Zwei akademisch gebildete Söhne des schwerreichen Heinrich Volland II. († 1482) und seiner Frau Elisabeth Lyher beeinflussten nicht nur die Geschicke der Stadt: Den in Pavia zum Doktor beider Rechte promovierten Ambrosius Volland hielt es nicht lange in der ihm zugedachten Position als Geistlicher in Grüningen. Nach seiner Heirat ließ er sich erst nach Tübingen und Wittenberg zum Professor berufen, um 1505 an die Hofkanzlei Herzog Ulrichs zu wechseln. Nach seinem Studium hatte Philipp Volland inzwischen das lukrative Familienunternehmen übernommen und bekleidete alsbald auch das Amt des Vogts von Stadt und Amt Grüningen sowie zeitweise das des Kellers auf dem Hohenasperg. Nachdem er darüber hinaus auch noch Abgeordneter in der Landschaft zu Stuttgart geworden war, vereinte er in seiner Person nicht nur Exekutive und Legislative, sondern auch die damals noch junge Macht des Geldes. Kapital war bei Vollands reichlich vorhanden, und ein Landesherr, der weit über seine Verhältnisse lebte, versprach reichlich Zinsgewinn.

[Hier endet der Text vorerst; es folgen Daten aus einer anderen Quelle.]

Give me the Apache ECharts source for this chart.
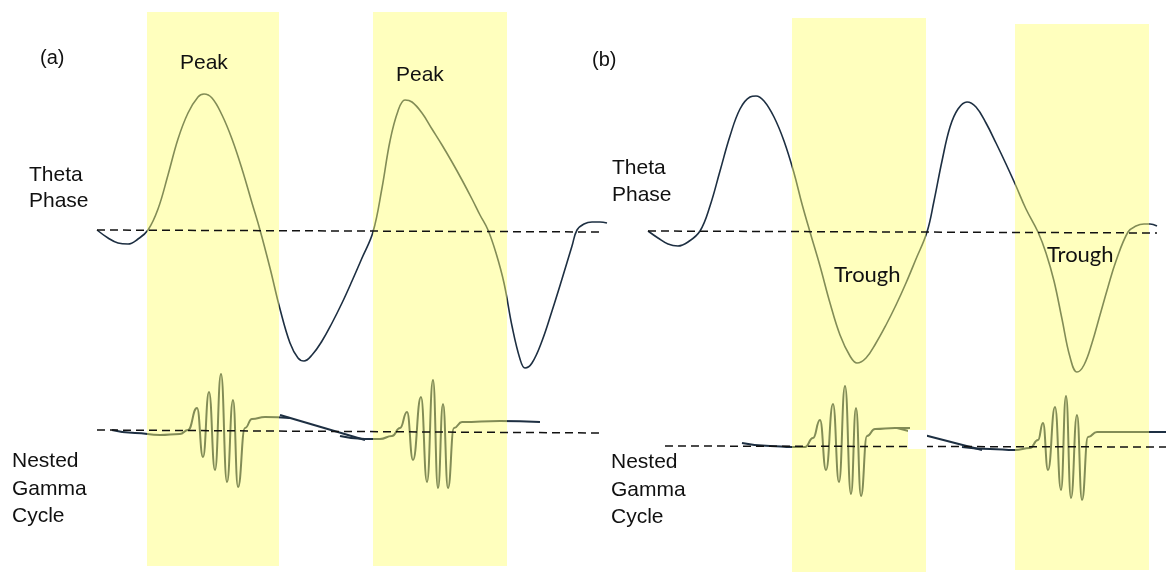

Als Herzog Ulrich jedoch die Vermögenssteuern erhöhen wollte, schaffte es die sogenannte Ehrbarkeit, dass er diese in eine Verbrauchssteuer umwandelte, die in erster Linie das gemeine Volk treffen sollte. Darüber hinaus konnte Philipp Volland der Versuchung nicht widerstehen, die Auswirkungen der wegen mehrerer Missernten und unsolider Haushaltspolitik ohnehin galoppierenden Inflation noch zu verschärfen: Indem er dem Markt trotz grassierender Hungersnot knappes Getreide entzog, es hortete und mit enormen Preisaufschlägen weiterverkaufte. Seine Machtfülle vor Ort nutzte er zudem, um die zur Allmende zählenden Fischgründe für sich selbst zu beanspruchen. Wie Ablasshandel mutet es deshalb an, dass sich Philipp andererseits als Wohltäter insbesondere des örtlichen Heilig-Geist-Spitals hervorgetan hatte. Dennoch sah er sich plötzlich ungeheurem geistlichem Furor und einem Aufruhr ausgesetzt.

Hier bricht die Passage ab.